Twistor superstring in two-time physics

Abstract

By utilizing the gauge symmetries of two-time physics (2T physics), a superstring with linearly realized global $\mathrm{S}\mathrm{U}(2,2|4)$ supersymmetry in $4+2$ dimensions (plus internal degrees of freedom) is constructed. It is shown that the dynamics of the Witten-Berkovits twistor superstring in $3+1$ dimensions emerges as one of the many one-time (1T) holographic pictures of the $4+2$ dimensional string obtained via gauge fixing of the 2T gauge symmetries. In 2T physics the twistor language can be transformed to usual spacetime language and vice versa, off shell, as different gauge fixings of the same 2T string theory.

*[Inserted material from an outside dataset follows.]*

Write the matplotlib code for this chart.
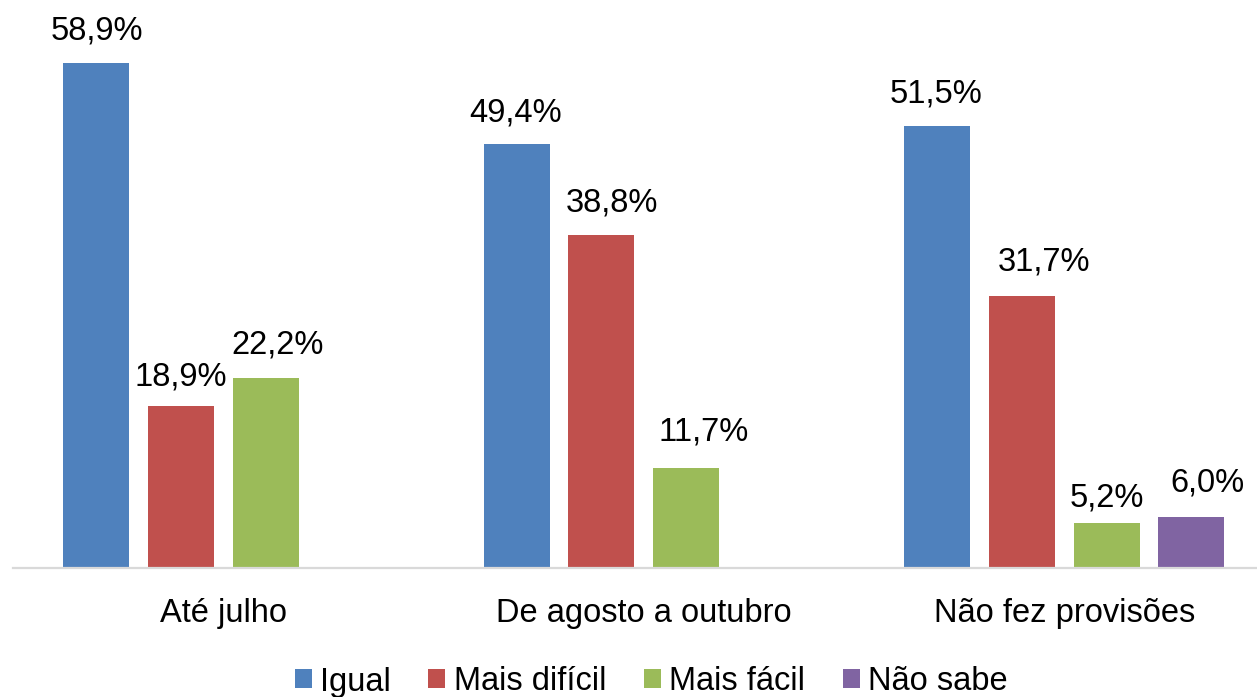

Further holographic string pictures in $3+1$ dimensions that are dual theories also can be derived. The 2T superstring is further generalized in the $\mathrm{S}\mathrm{U}(4)=\mathrm{S}\mathrm{O}(6)$ sector of $\mathrm{S}\mathrm{U}(2,2|4)$ by the addition of six bosonic dimensions, for a total of $10+2$ dimensions. Excitations of the extra bosons produce a $\mathrm{S}\mathrm{U}(2,2|4)$ current algebra spectrum that matches the classification of the high-spin currents of $N=4,$ $d=4$ super Yang-Mills theory which are conserved in the weak coupling limit. This spectrum is interpreted as the extension of the $\mathrm{S}\mathrm{U}(2,2|4)$ classification of the Kaluza-Klein towers of typeII-B supergravity compactified on ${\mathrm{A}\mathrm{d}\mathrm{S}}_{5}\ifmmode\times\else\texttimes\fi{}{\mathrm{S}}^{5}$, into the full string theory, and is speculated to have a covariant $10+2$ origin in F-theory or S-theory. Further generalizations of the superstring theory to $3+2$, $5+2$, and $6+2$ dimensions based on the supergroups $\mathrm{O}\mathrm{S}\mathrm{p}(8|4),$ F(4), $\mathrm{O}\mathrm{S}\mathrm{p}({8}^{*}|4)$, respectively, and other cases, are discussed also. The $\mathrm{O}\mathrm{S}\mathrm{p}({8}^{*}|4)$ case in $6+2$ dimensions can be gauge fixed to $5+1$ dimensions to provide a formulation of the special superconformal theory in six dimensions either in terms of ordinary spacetime or in terms of twistors.